(CN) - Tech firm Agilysys is closer to settling overtime claims after a federal judge ordered workers to drop a purported California class from their lawsuit.
Terrell Jones and five co-plaintiffs sued
the Georgia-based company in San Jose, Calif., in July 2012.
The "installation specialists" claimed Agilysis misclassified them as exempt employees from 2009 to 2013 so that it could avoid paying them overtime wages as required by state and federal laws.
In their 2012 amended complaint, the sextet alleged violations of the Fair Labor Standard Act (FLSA), on behalf of a nationwide class, and violations of California Labor Code, on behalf of a California class.
Mediation led the parties to settle state and federal claims. The terms called for Agilysis to pay a gross settlement amount of about $1.5 million, which included attorneys' fees of no more than $375,000, about $25,000 in litigation costs, class-representative payments of up to $5,000 for each named plaintiff, $16,500 in administration expenses to Rust Consulting Inc., and a $25,000 Private Attorney General Act payment to the Labor and Workforce Development Agency.
An estimated 131 total current and former employees qualified for a share. Of this group, 117 are or were employed outside of California, and 14 are or were employed in the Golden State.
U.S. District Judge Saundra Brown Armstrong refused
to grant the deal preliminary approval in August 2012, finding the plaintiffs sufficiently established a basis for conditional certification of a non-California class, but failed to satisfy the numerosity requirement for certification of a California class.

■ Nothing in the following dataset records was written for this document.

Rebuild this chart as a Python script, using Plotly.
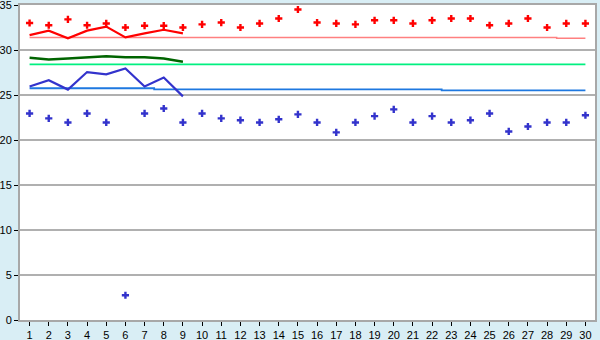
import plotly.graph_objects as go

days = list(range(1, 31))
high_pts = [33.0, 32.75, 33.4, 32.75, 32.95, 32.5, 32.7, 32.7, 32.5, 32.85,
            33.05, 32.5, 32.95, 33.5, 34.5, 33.05, 32.95, 32.85, 33.3, 33.3,
            32.95, 33.3, 33.5, 33.5, 32.75, 32.95, 33.5, 32.5, 32.95, 32.95]
low_pts = [22.95, 22.4, 21.95, 22.95, 21.95, 2.75, 22.95, 23.5, 21.95, 22.95,
           22.4, 22.2, 21.95, 22.3, 22.85, 21.95, 20.85, 21.95, 22.65, 23.4,
           21.95, 22.65, 21.95, 22.2, 22.95, 20.95, 21.5, 21.95, 21.95, 22.75]
line_days = list(range(1, 10))
high_line = [31.65, 32.15, 31.3, 32.15, 32.6, 31.4, 31.85, 32.25, 31.85]
mid_line = [29.15, 28.95, 29.05, 29.2, 29.3, 29.2, 29.2, 29.05, 28.7]
low_line = [25.95, 26.65, 25.6, 27.55, 27.3, 27.95, 25.95, 26.95, 24.85]
high_ref = [31.4] * 28 + [31.3] * 2
mid_ref = [28.4] * 30
low_ref = [25.75] * 7 + [25.63] * 15 + [25.52] * 8
y_ticks = [0, 5, 10, 15, 20, 25, 30, 35]

fig = go.Figure()
fig.add_trace(go.Scatter(x=days, y=high_ref, mode="lines", line=dict(color="#FF8080", width=1.5, shape="hvh")))
fig.add_trace(go.Scatter(x=days, y=mid_ref, mode="lines", line=dict(color="#00F080", width=1.8)))
fig.add_trace(go.Scatter(x=days, y=low_ref, mode="lines", line=dict(color="#1E78E0", width=1.8, shape="hvh")))
fig.add_trace(go.Scatter(x=line_days, y=high_line, mode="lines", line=dict(color="#FF0000", width=2.2)))
fig.add_trace(go.Scatter(x=line_days, y=mid_line, mode="lines", line=dict(color="#006400", width=2.5)))
fig.add_trace(go.Scatter(x=line_days, y=low_line, mode="lines", line=dict(color="#3333CC", width=2.2)))
fig.add_trace(go.Scatter(x=days, y=high_pts, mode="markers",
                         marker=dict(symbol="cross", size=6, color="#FF0000", line=dict(width=0))))
fig.add_trace(go.Scatter(x=days, y=low_pts, mode="markers",
                         marker=dict(symbol="cross", size=6, color="#3333CC", line=dict(width=0))))

fig.update_layout(
    width=600, height=340,
    margin=dict(l=20, r=5, t=5, b=20, autoexpand=False),
    paper_bgcolor="#D9EEF5", plot_bgcolor="#FFFFFF",
    showlegend=False,
    font=dict(family="Liberation Sans", size=11, color="#000000"),
)
fig.update_xaxes(range=[0.5, 30.5], tickmode="array", tickvals=days, ticktext=[str(d) for d in days],
                 ticks="outside", ticklen=4, tickcolor="#000000", showgrid=False, automargin=False,
                 ticklabeloverflow="allow",
                 showline=True, linecolor="#A8A8A8", linewidth=2, mirror=True, zeroline=False)
fig.update_yaxes(range=[0, 35], tickmode="array", tickvals=y_ticks, ticks="outside", ticklen=4,
                 tickcolor="#000000", showgrid=True, gridcolor="#B0B0B0", gridwidth=1.5, automargin=False,
                 ticklabeloverflow="allow",
                 showline=True, linecolor="#A8A8A8", linewidth=2, mirror=True, zeroline=False)

fig.write_html("out.html")
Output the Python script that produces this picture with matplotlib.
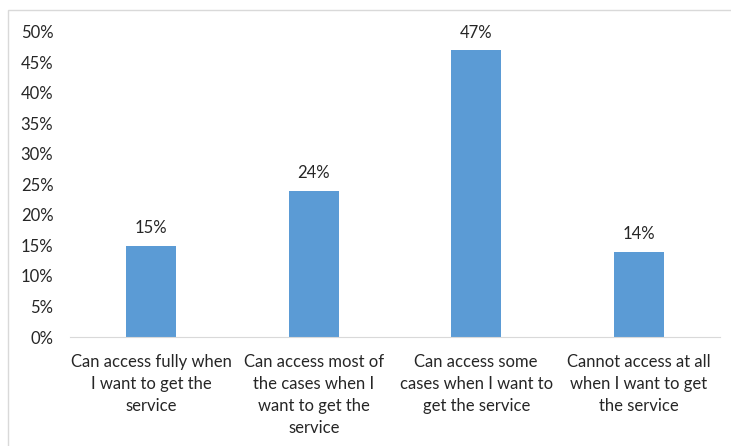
import matplotlib.pyplot as plt
from matplotlib.patches import Rectangle

plt.rcParams['font.family'] = ['Lato', 'DejaVu Sans']

categorias = ["Can access fully when\nI want to get the\nservice",
              "Can access most of\nthe cases when I\nwant to get the\nservice",
              "Can access some\ncases when I want to\nget the service",
              "Cannot access at all\nwhen I want to get\nthe service"]
valores = [15, 24, 47, 14]
ticks_y = [0, 5, 10, 15, 20, 25, 30, 35, 40, 45, 50]

AZUL = '#5B9BD5'
GRIS = '#D9D9D9'

fig = plt.figure(figsize=(7.31, 4.46), dpi=100)
ax = fig.add_axes([70/731, 1 - 337/446, 650/731, 305/446])

x = range(len(valores))
barras = ax.bar(x, valores, width=0.31, color=AZUL)

# etiquetas de valor arriba de cada barra
for b, v in zip(barras, valores):
    ax.annotate(f"{v}%", (b.get_x() + b.get_width()/2, v), xytext=(0, 7),
                textcoords='offset points', ha='center', va='bottom',
                fontsize=12, color='#262626')

ax.set_xlim(-0.5, len(valores) - 0.5)
ax.set_ylim(0, 50)
ax.set_yticks(ticks_y)
ax.set_yticklabels([f"{t}%" for t in ticks_y])
ax.set_xticks(list(x))
ax.set_xticklabels(categorias, linespacing=1.47)
ax.tick_params(axis='both', length=0, labelsize=12, colors='#262626')
ax.tick_params(axis='x', pad=12)
ax.tick_params(axis='y', pad=12)

for lado in ['top', 'right', 'left']:
    ax.spines[lado].set_visible(False)
ax.spines['bottom'].set_color(GRIS)

# marco del grafico
fig.patches.append(Rectangle((8/731, -0.1), 1.0, 1 - 10/446 + 0.1,
                             transform=fig.transFigure, fill=False,
                             edgecolor=GRIS, linewidth=1))

fig.savefig('out.png', dpi=100)
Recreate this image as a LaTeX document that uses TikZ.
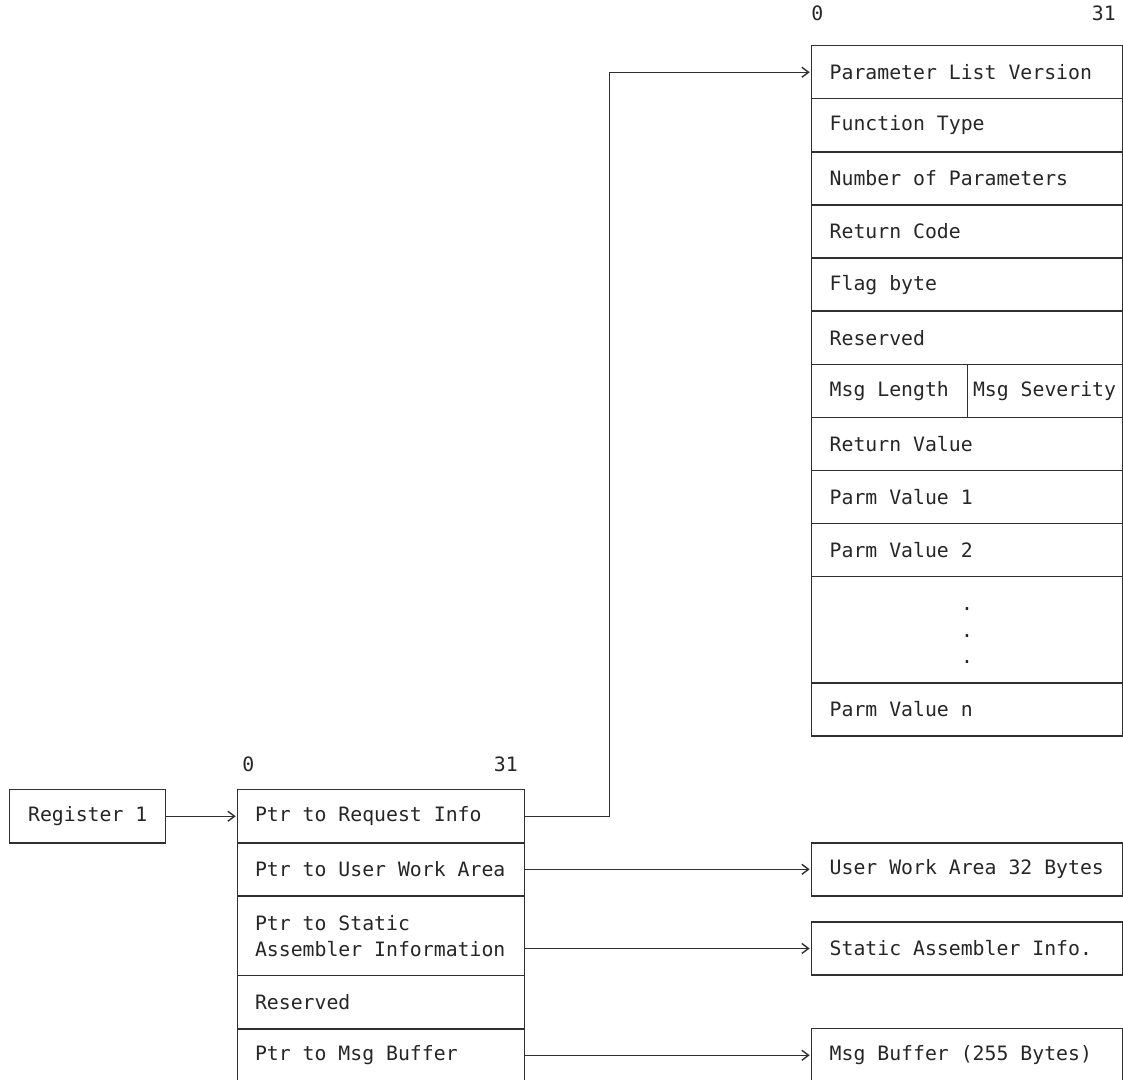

"In the instant case, plaintiffs have adequately demonstrated that the potential collective action members were subject to the same policy that resulted in Agilysis' failure to pay them wages to which they were lawfully entitled under the FLSA," the eight-page ruling stated.
"Given the small number of individuals for whom class certification is being sought, the court finds that plaintiffs' request to certify a California class must be rejected due to their failure to satisfy the numerosity requirement," she added.
"In sum, the court finds that plaintiffs have failed to carry their burden of demonstrating that conditional certification of a California class is appropriate in this case. Although the court has determined that conditional certification of the non-California FLSA class is warranted, the court cannot preliminarily approve the settlement because it is dependent upon approval of the California class as well."
The parties in turn amended the settlement to include only a single, nationwide class. Financial terms remained the same.
Armstrong granted the amended agreement preliminary approval and conditionally certified the nationwide class last week.
"Based on the record presented, the court finds the proposed settlement constitutes a fair and reasonable resolution of a bona fide dispute," Armstrong wrote. "The settlement resulted from arms-length, non-collusive negotiations overseen by a neutral mediator after the parties had exchanged a substantial amount of documents and information."
An estimated 127 class members stand to receive $79.98, before taxes, for each week worked during the class period, Armstrong said. Each employee who worked the entire period stands to receive a gross amount of approximately $15,287.61.
"In view of defendants' continuing denial of liability and assertion that it would have vigorously defended the action had plaintiffs litigated further, the court finds that the settlement represents a reasonable result, particularly in light of the risks and delay inherent in further prosecution of the action," Armstrong added.
Agilysys specializes in property, document and workforce management software.
A final approval hearing is slated for May 20.